Global community health professor brings CDC disease outbreak investigation experience to Mason

Julia Painter leads a training session in Cameroon in November 2014. Photo provided.

Working to prevent Ebola in Cameroon and identifying what pathogen caused multiple hospitalizations on a small Pacific island are just some of the experiences professor Julia Painter brings from the field and into the classrooms of George Mason University.

Before joining the College of Health and Human Services at George Mason in 2015, Painter worked at the Centers for Disease Control and Prevention (CDC) in Atlanta as one of its Epidemic Intelligence Service officers—the first boots-on-the-ground detectives that respond to infectious and noninfectious disease outbreaks and other matters of public health.

Her two years in the CDC’s Waterborne Disease Prevention Branch included analytic and field work, experiences Painter said she draws from to enrich the learning of Mason students, especially those in the Infectious Disease Epidemiology graduate course.

In 2013, when she was fresh out of training, the CDC dispatched her to Baker City, Ore., where an outbreak of cryptosporidiosis, a diarrheal disease brought on by a waterborne parasite, caused the first community-wide drinking water outbreak in the United States in 20 years.

Painter, working closely with state and local public health officials, helped conduct household surveys and answer questions from local authorities during the outbreak. They later determined it was likely caused by fecal matter from cattle living on nearby ranches, close to the watershed, coupled with an unfiltered water system and recent heavy rainfall.

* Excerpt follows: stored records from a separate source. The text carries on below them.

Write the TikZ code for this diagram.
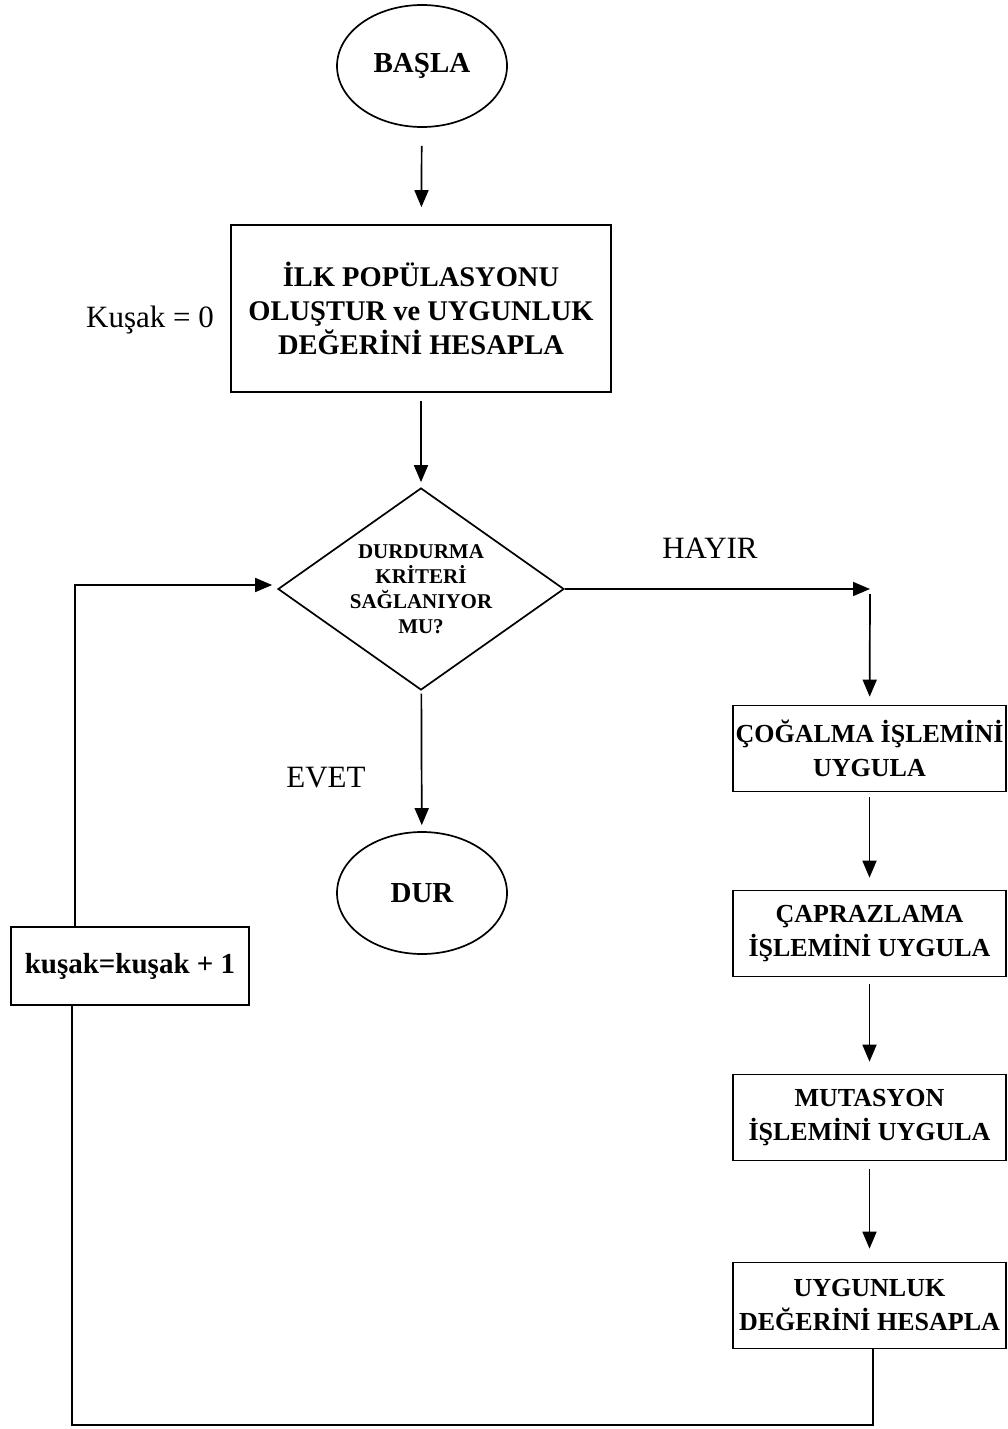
\documentclass[tikz,border=0pt]{standalone}
\usepackage{fontspec}
\setmainfont{Liberation Serif}
\usetikzlibrary{arrows.meta}
\usetikzlibrary{shapes.geometric}
\usetikzlibrary{positioning}

\begin{document}
\begin{tikzpicture}[x=1pt,y=-1pt,line width=1.7pt,
		>={Triangle[length=17pt,width=14pt]}]
		\tikzstyle{kutu}=[draw,rectangle,inner sep=0pt,align=center]
		\tikzstyle{sagkutu}=[kutu,minimum width=273pt,minimum height=86pt,
		font=\fontsize{26}{34}\selectfont\bfseries]
		\tikzstyle{oval}=[draw,ellipse,minimum width=170pt,minimum height=122pt,
		inner sep=0pt,font=\fontsize{29}{34}\selectfont\bfseries]
		\tikzstyle{etiket}=[font=\fontsize{31}{36}\selectfont]
		\useasboundingbox (0,0) rectangle (1008,1429);
		
		\node[oval]          (basla)    at (422,66)      {BAŞLA};
		\node[kutu,minimum width=380pt,minimum height=167pt,
		font=\fontsize{28.5}{34}\selectfont\bfseries]
		                     (ilk)      at (421,308.5)   {İLK POPÜLASYONU\\OLUŞTUR ve UYGUNLUK\\DEĞERİNİ HESAPLA};
		\node[etiket]        (kusaksifir) at (150,320)   {Kuşak = 0};
		\node[draw,diamond,aspect=1.416,minimum width=286pt,minimum height=202pt,
		inner sep=0pt,align=center,font=\fontsize{21}{25}\selectfont\bfseries]
		                     (kriter)   at (421,589)     {DURDURMA\\KRİTERİ\\SAĞLANIYOR\\MU?};
		\node[etiket]        (hayir)    at (710,548)     {HAYIR};
		\node[etiket]        (evet)     at (326,778)     {EVET};
		\node[oval]          (dur)      at (422,893)     {DUR};
		\node[sagkutu]       (cogalma)  at (869.5,748.5) {ÇOĞALMA İŞLEMİNİ\\UYGULA};
		\node[sagkutu]       (capraz)   at (869.5,933.5) {ÇAPRAZLAMA\\İŞLEMİNİ UYGULA};
		\node[sagkutu]       (mutasyon) at (869.5,1117.5) {MUTASYON\\İŞLEMİNİ UYGULA};
		\node[sagkutu]       (uygunluk) at (869.5,1305.5) {UYGUNLUK\\DEĞERİNİ HESAPLA};
		\node[kutu,minimum width=238pt,minimum height=78pt,
		font=\fontsize{29}{34}\selectfont\bfseries]
		                     (kusak)    at (130,966)     {kuşak=kuşak + 1};
		
		\coordinate (hayirkose) at (870,589);
		\coordinate (donus)     at (75,585);
		\coordinate (altsag)    at (873,1425);
		\coordinate (altsol)    at (72,1425);
		
		\path[->] (basla)    edge [shorten <=18pt,shorten >=17pt] (ilk)
		(ilk)       edge [shorten <=8pt,shorten >=5pt]   (kriter)
		(kriter.east) edge                               (hayirkose)
		(hayirkose) edge [shorten <=5pt,shorten >=8pt]   (cogalma)
		(cogalma)   edge [shorten <=5pt,shorten >=12pt]  (capraz)
		(capraz)    edge [shorten <=7pt,shorten >=12pt]  (mutasyon)
		(mutasyon)  edge [shorten <=8pt,shorten >=13pt]  (uygunluk)
		(kriter)    edge [shorten <=3pt,shorten >=6pt]   (dur);
		
		\draw (uygunluk.south -| altsag) -- (altsag) -- (altsol) -- (kusak.south -| altsol);
		\draw[->,shorten >=5pt] (kusak.north -| donus) -- (donus) -- (donus -| kriter.west);
\end{tikzpicture}
\end{document}
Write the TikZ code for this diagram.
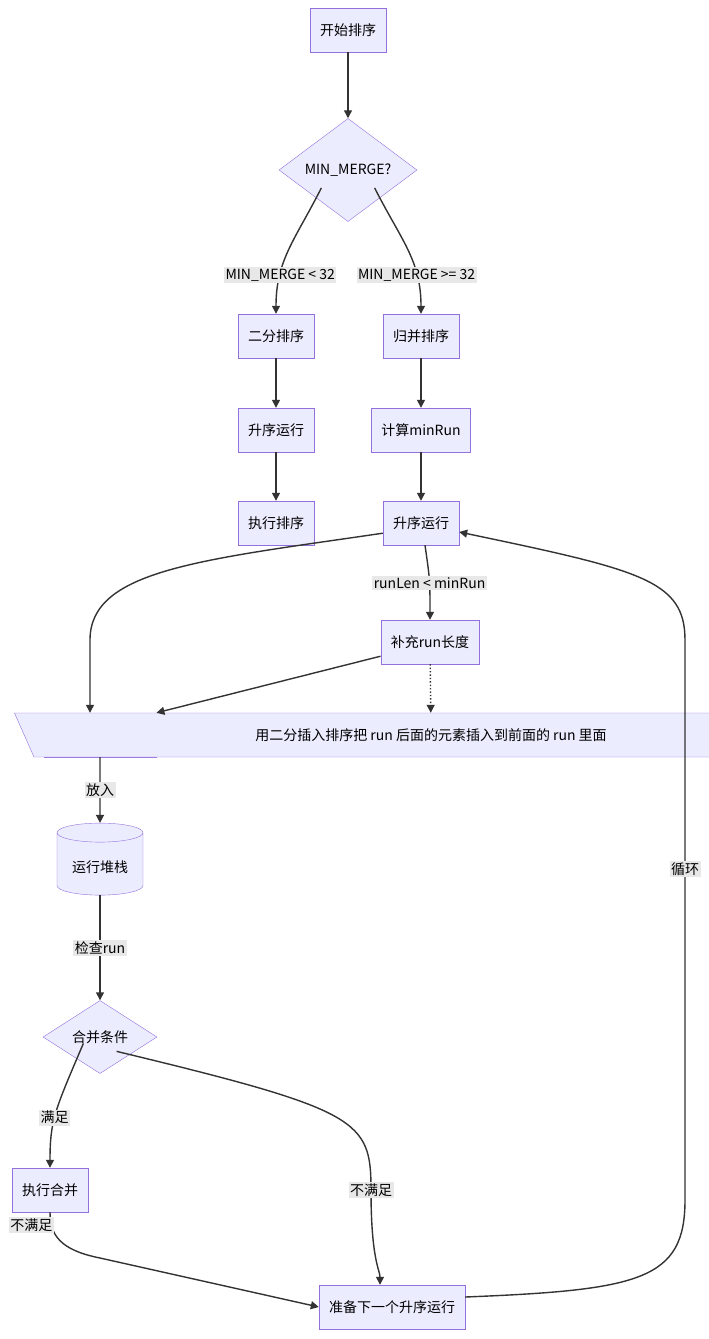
\documentclass[tikz,border=0pt]{standalone}
\usepackage{fontspec}
\setmainfont{Noto Sans CJK SC}
\usetikzlibrary{shapes.geometric,arrows.meta}
\definecolor{boxfill}{HTML}{ECECFF}
\definecolor{boxline}{HTML}{9370DB}
\definecolor{edgecol}{HTML}{333333}
\definecolor{lblfill}{HTML}{E8E8E8}
\tikzset{
  procbox/.style={draw=boxline,fill=boxfill,minimum height=44pt,inner xsep=10pt,font=\fontsize{14}{16}\selectfont},
  choice/.style={draw=boxline,fill=boxfill,diamond,aspect=1,inner sep=1pt,font=\fontsize{14}{16}\selectfont},
  edgelbl/.style={fill=lblfill,inner sep=1.5pt,font=\fontsize{14}{16}\selectfont},
  flow/.style={draw=edgecol,line width=1.4pt,-{Triangle[length=8pt,width=8pt]}},
}
\begin{document}
\begin{tikzpicture}[x=1pt,y=-1pt]
  \useasboundingbox (0,0) rectangle (709,1339);
  % nodes
  \node[procbox] (start) at (348,30) {开始排序};
  \node[choice,minimum width=138pt] (minq) at (348,170) {MIN\_MERGE?};
  \node[procbox] (binsort) at (276,336) {二分排序};
  \node[procbox] (mrgsort) at (421,336) {归并排序};
  \node[procbox] (runL) at (276,430) {升序运行};
  \node[procbox] (calc) at (421,430) {计算minRun};
  \node[procbox] (dosort) at (276,523) {执行排序};
  \node[procbox] (runR) at (421,523) {升序运行};
  \node[procbox] (fill) at (430,642) {补充run长度};
  \node[procbox] (subrun) at (100,735) {得到子序列run};
  \node[procbox,trapezium,trapezium left angle=114,trapezium right angle=66,inner xsep=2pt,minimum height=44pt] (note) at (431,735) {用二分插入排序把 run 后面的元素插入到前面的 run 里面};
  \node[procbox,cylinder,shape border rotate=90,aspect=0.25,minimum width=86pt,minimum height=72pt] (stack) at (100,867) {运行堆栈};
  \node[choice,minimum width=114pt] (mergeq) at (100,1037) {合并条件};
  \node[procbox] (domerge) at (50,1190) {执行合并};
  \node[procbox] (next) at (392,1307) {准备下一个升序运行};
  % edges
  \draw[flow] (start) -- (minq);
  \draw[flow] (minq.south west) ++(8,-8) coordinate (mqa) .. controls (295,240) and (276,260) .. node[edgelbl,pos=0.72]{MIN\_MERGE < 32} (binsort.north);
  \draw[flow] (minq.south east) ++(-8,-8) coordinate (mqb) .. controls (401,240) and (421,260) .. node[edgelbl,pos=0.72]{MIN\_MERGE >= 32} (mrgsort.north);
  \draw[flow] (binsort) -- (runL);
  \draw[flow] (runL) -- (dosort);
  \draw[flow] (mrgsort) -- (calc);
  \draw[flow] (calc) -- (runR);
  \draw[flow] (runR.south west) ++(0,-12) .. controls (200,560) and (90,570) .. (90,640) -- (subrun.north -| 90,0);
  \draw[flow] (runR.south) ++(4,0) .. controls (430,580) .. node[edgelbl,pos=0.55]{runLen < minRun} (fill.north);
  \draw[flow] (fill.south west) ++(0,-8) -- (subrun.north east);
  \draw[flow,dotted] (fill) -- (note);
  \draw[flow] (subrun) -- node[edgelbl]{放入} (stack);
  \draw[flow] (stack) -- node[edgelbl]{检查run} (mergeq);
  \draw[flow] (mergeq.south west) ++(12,-12) coordinate (mga) .. controls (55,1110) and (50,1120) .. node[edgelbl,pos=0.55]{满足} (domerge.north);
  \draw[flow] (mergeq.south east) ++(-12,-4) coordinate (mgb) .. controls (360,1110) and (371,1120) .. (371,1190) node[edgelbl]{不满足} .. controls (371,1260) and (380,1270) .. (next.north -| 380,0);
  \draw[flow] (domerge.south) .. controls (50,1235) and (60,1250) .. (100,1258) node[edgelbl,pos=0.2,xshift=-20pt]{不满足} -- (next.west);
  \draw[flow] (next.east) ++(0,-10) .. controls (640,1290) and (685,1280) .. (685,1200) -- (685,869) node[edgelbl]{循环} -- (685,640) .. controls (685,580) and (640,570) .. (runR.east |- 0,532);
\end{tikzpicture}
\end{document}
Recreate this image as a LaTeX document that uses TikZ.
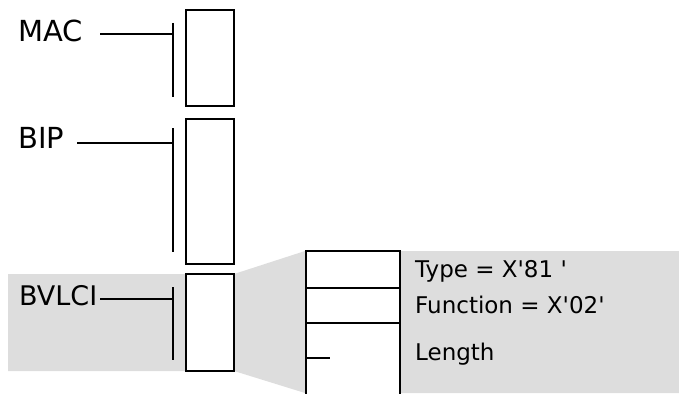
\documentclass[tikz,border=0pt]{standalone}
\usepackage{fontspec}
\setmainfont{DejaVu Sans}
\definecolor{greyfill}{RGB}{221,221,221}
\newcommand{\sq}{\textquotesingle}
\tikzset{
  lbl/.style={inner sep=0pt, anchor=base west, font=\fontsize{29}{32}\selectfont},
  fld/.style={inner sep=0pt, anchor=base west, font=\fontsize{23}{26}\selectfont},
  seg/.style={draw=black, line width=2pt, fill=white, inner sep=0pt, minimum width=48pt},
  wire/.style={line width=2pt},
}
\begin{document}
\begin{tikzpicture}[x=1pt,y=-1pt]
\useasboundingbox (0,0) rectangle (679,393);
% grey background
\fill[greyfill] (8,274) -- (234,274) -- (305,251) -- (679,251) -- (679,393) -- (305,393) -- (234,371) -- (8,371) -- cycle;
% left boxes
\node[seg, minimum height=96pt] (macbox) at (210,58.5) {};
\node[seg, minimum height=145pt] (bipbox) at (210,191.5) {};
\node[seg, minimum height=97pt] (bvbox) at (210,322) {};
% labels
\node[lbl] (mac) at (18,42) {MAC};
\node[lbl] (bip) at (18,148) {BIP};
\node[lbl, font=\fontsize{27}{30}\selectfont] (bv) at (19,305) {BVLCI};
% bars
\coordinate (mact) at (173,23); \coordinate (macb) at (173,97);
\coordinate (bipt) at (173,128); \coordinate (bipb) at (173,252);
\coordinate (bvt) at (173,287); \coordinate (bvb) at (173,360);
\draw[wire] (mact) -- (macb);
\draw[wire] (bipt) -- (bipb);
\draw[wire] (bvt) -- (bvb);
% leader lines
\coordinate (macs) at (100,34); \coordinate (bips) at (77,143); \coordinate (bvs) at (100,299);
\draw[wire] (macs) -- (macs -| mact);
\draw[wire] (bips) -- (bips -| bipt);
\draw[wire] (bvs) -- (bvs -| bvt);
% expanded structure
\coordinate (rtl) at (306,251); \coordinate (rtr) at (400,251);
\coordinate (rbl) at (306,395); \coordinate (rbr) at (400,395);
\fill[white] (rtl) rectangle (rbr);
\draw[wire] (rbl) -- (rtl) -- (rtr) -- (rbr);
\coordinate (d1l) at (306,288); \coordinate (d1r) at (400,288);
\coordinate (d2l) at (306,323); \coordinate (d2r) at (400,323);
\draw[wire] (d1l) -- (d1r);
\draw[wire] (d2l) -- (d2r);
\coordinate (tkl) at (306,358); \coordinate (tkr) at (330,358);
\draw[wire] (tkl) -- (tkr);
% field texts
\node[fld] (type) at (415,277) {Type = X\sq81 \sq};
\node[fld] (func) at (415,313) {Function = X\sq02\sq};
\node[fld] (len) at (415,360) {Length};
\end{tikzpicture}
\end{document}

She uses her experience of responding to an outbreak of diarrheal illness in American Samoa in the South Pacific to show students how different methods can be combined to identify the cause of an outbreak. Local public health officials originally suspected amebiasis, a parasitic infection of the intestines, was the sickness causing an abnormally high number of people to seek care at the hospital on the island, Painter said. But DNA testing on samples sent back to the CDC in Atlanta determined it was actually shigellosis, a disease caused by a group of bacteria.

“I use that experience to show how epidemiologic and lab data can work together to solve outbreaks,” she said.

Painter examines a stool sample under a microscope in American Samoa in June 2014. Photo provided.

In 2014, Painter also spent several weeks in Cameroon, one of the neighboring countries of those with reported Ebola cases.

As an Epidemic Intelligence Service officer “alumni,” Painter is part of a network of experts in her field.

“I learned the importance of not being siloed into either research or practice. It’s important for everyone to be aware of each other’s work and to make and keep connections,” she said.

That networking lets her bring other experts into her classroom—often via Skype or Facetime—to lecture on their areas of expertise. For the past two years during Public Health Week in April, Painter has arranged for a panel of current and former Epidemic Intelligence Service officers to answer questions from students after a public screening of “Contagion,” a movie about a deadly, highly communicable virus investigated by the CDC.

“The panel addresses questions about Hollywood vs. reality when it comes to CDC outbreak investigations,” she said.

Barbara Downes, a communicable disease epidemiologist at the Fairfax County Health Department, also visited Mason students.

“It was really great for my students to see what [epidemiology] looks like so close to home,” Painter said. “You don’t have to go to the CDC. You can see frontline epidemiology in your own backyard.”